>> BEGIN

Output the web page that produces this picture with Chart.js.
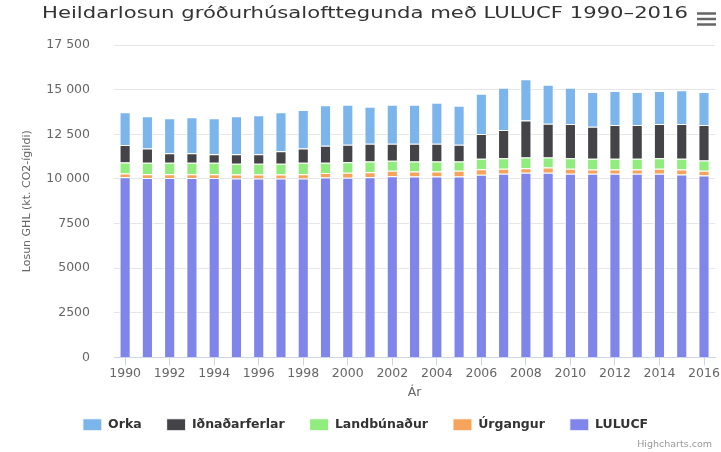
<!DOCTYPE html>
<html>
<head>
<meta charset="utf-8">
<script src="https://cdn.jsdelivr.net/npm/chart.js@4/dist/chart.umd.min.js"></script>
<style>
  html, body { margin: 0; padding: 0; background: #fff; }
  #wrap { width: 721px; height: 452px; }
</style>
</head>
<body>
<div id="wrap"><canvas id="myChart" width="721" height="452"></canvas></div>
<script>
const years = ['1990','1991','1992','1993','1994','1995','1996','1997','1998','1999',
  '2000','2001','2002','2003','2004','2005','2006','2007','2008','2009',
  '2010','2011','2012','2013','2014','2015','2016'];

// kt CO2-ígildi
const lulucf = [10095,10058,10058,10058,10058,10020,10020,10020,10020,10077,
  10070,10098,10154,10135,10135,10135,10229,10285,10341,10341,
  10285,10285,10285,10285,10285,10248,10192];
const urgangur = [207,206,206,206,206,225,225,225,244,262,
  270,281,299,281,281,318,318,281,262,299,
  281,243,243,243,281,280,261];
const landbunadur = [618,637,637,637,637,600,600,600,637,562,
  600,598,561,561,561,524,580,598,598,561,
  598,599,599,599,598,599,580];
const idnadarferlar = [974,805,543,543,487,543,543,711,805,955,
  975,991,954,991,991,935,1383,1571,2076,1889,
  1907,1795,1888,1888,1907,1944,1982];
const orka = [1835,1799,1948,2004,2004,2117,2172,2173,2154,2266,
  2245,2076,2188,2188,2300,2188,2263,2375,2300,2188,
  2039,1945,1908,1852,1852,1889,1852];

const yTicks = [0, 2500, 5000, 7500, 10000, 12500, 15000, 17500];

const titleText = 'Heildarlosun gróðurhúsalofttegunda með LULUCF 1990–2016';
const font = '"DejaVu Sans", Verdana, sans-serif';

function fmt(v) {
  if (v < 10000) return String(v);
  const s = String(v);
  return s.slice(0, s.length - 3) + ' ' + s.slice(-3);
}

// title, export menu and credits drawn like Highcharts does
const extras = {
  id: 'extras',
  afterDraw(chart) {
    const c = chart.ctx;
    c.save();
    c.font = '15px ' + font;
    c.fillStyle = '#333333';
    c.textBaseline = 'middle';
    c.textAlign = 'left';
    const w = c.measureText(titleText).width;
    const sx = 646 / w;
    c.translate(42, 14);
    c.scale(sx, 1);
    c.fillText(titleText, 0, 0);
    c.restore();

    c.save();
    c.strokeStyle = '#666666';
    c.lineWidth = 2.5;
    [13.5, 19, 24.5].forEach(y => {
      c.beginPath();
      c.moveTo(697, y);
      c.lineTo(716, y);
      c.stroke();
    });
    c.font = '9.5px ' + font;
    c.fillStyle = '#999999';
    c.textAlign = 'right';
    c.textBaseline = 'middle';
    c.fillText('Highcharts.com', 712, 445);
    c.restore();
  }
};

const ds = (label, data, color) => ({
  label, data,
  backgroundColor: color,
  borderColor: '#ffffff',
  borderWidth: 1,
  barPercentage: 0.5,
  categoryPercentage: 1
});

new Chart(document.getElementById('myChart'), {
  type: 'bar',
  data: {
    labels: years,
    datasets: [
      ds('LULUCF', lulucf, '#8085e9'),
      ds('Úrgangur', urgangur, '#f7a35c'),
      ds('Landbúnaður', landbunadur, '#90ed7d'),
      ds('Iðnaðarferlar', idnadarferlar, '#434348'),
      ds('Orka', orka, '#7cb5ec')
    ]
  },
  options: {
    responsive: false,
    animation: false,
    layout: { padding: { top: 45, left: 15, right: 5, bottom: 11 } },
    plugins: {
      title: { display: false },
      tooltip: { enabled: false },
      legend: {
        position: 'bottom',
        reverse: true,
        labels: {
          boxWidth: 19,
          boxHeight: 12,
          padding: 25,
          color: '#333333',
          font: { family: font, size: 12.5, weight: 'bold' }
        }
      }
    },
    scales: {
      x: {
        stacked: true,
        afterFit(scale) { scale.height = 36; },
        border: { color: '#ccd6eb' },
        grid: {
          offset: false,
          drawOnChartArea: false,
          tickLength: 8,
          color: ctx => (ctx.index % 2 === 0 ? '#ccd6eb' : 'rgba(0,0,0,0)')
        },
        ticks: {
          autoSkip: false,
          maxRotation: 0,
          padding: 1,
          color: '#666666',
          font: { family: font, size: 12.5 },
          callback(v, i) { return i % 2 === 0 ? years[i] : ''; }
        },
        title: {
          display: true,
          text: 'Ár',
          color: '#666666',
          padding: { top: 0, bottom: -7 },
          font: { family: font, size: 12.5 }
        }
      },
      y: {
        stacked: true,
        min: 0,
        max: 17500,
        afterFit(scale) { scale.width = 99; },
        afterBuildTicks(scale) { scale.ticks = yTicks.map(v => ({ value: v })); },
        border: { display: false },
        grid: { color: '#e6e6e6', drawTicks: false },
        ticks: {
          padding: 24,
          color: '#666666',
          font: { family: font, size: 12.5 },
          callback: v => fmt(v)
        },
        title: {
          display: true,
          text: 'Losun GHL (kt. CO2-ígildi)',
          color: '#666666',
          padding: { top: 6, bottom: 0 },
          font: { family: font, size: 11 }
        }
      }
    }
  },
  plugins: [extras]
});
</script>
</body>
</html>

>> END

Find every line that has "picture" in it, then return those lines.

Output the web page that produces this picture with Chart.js.

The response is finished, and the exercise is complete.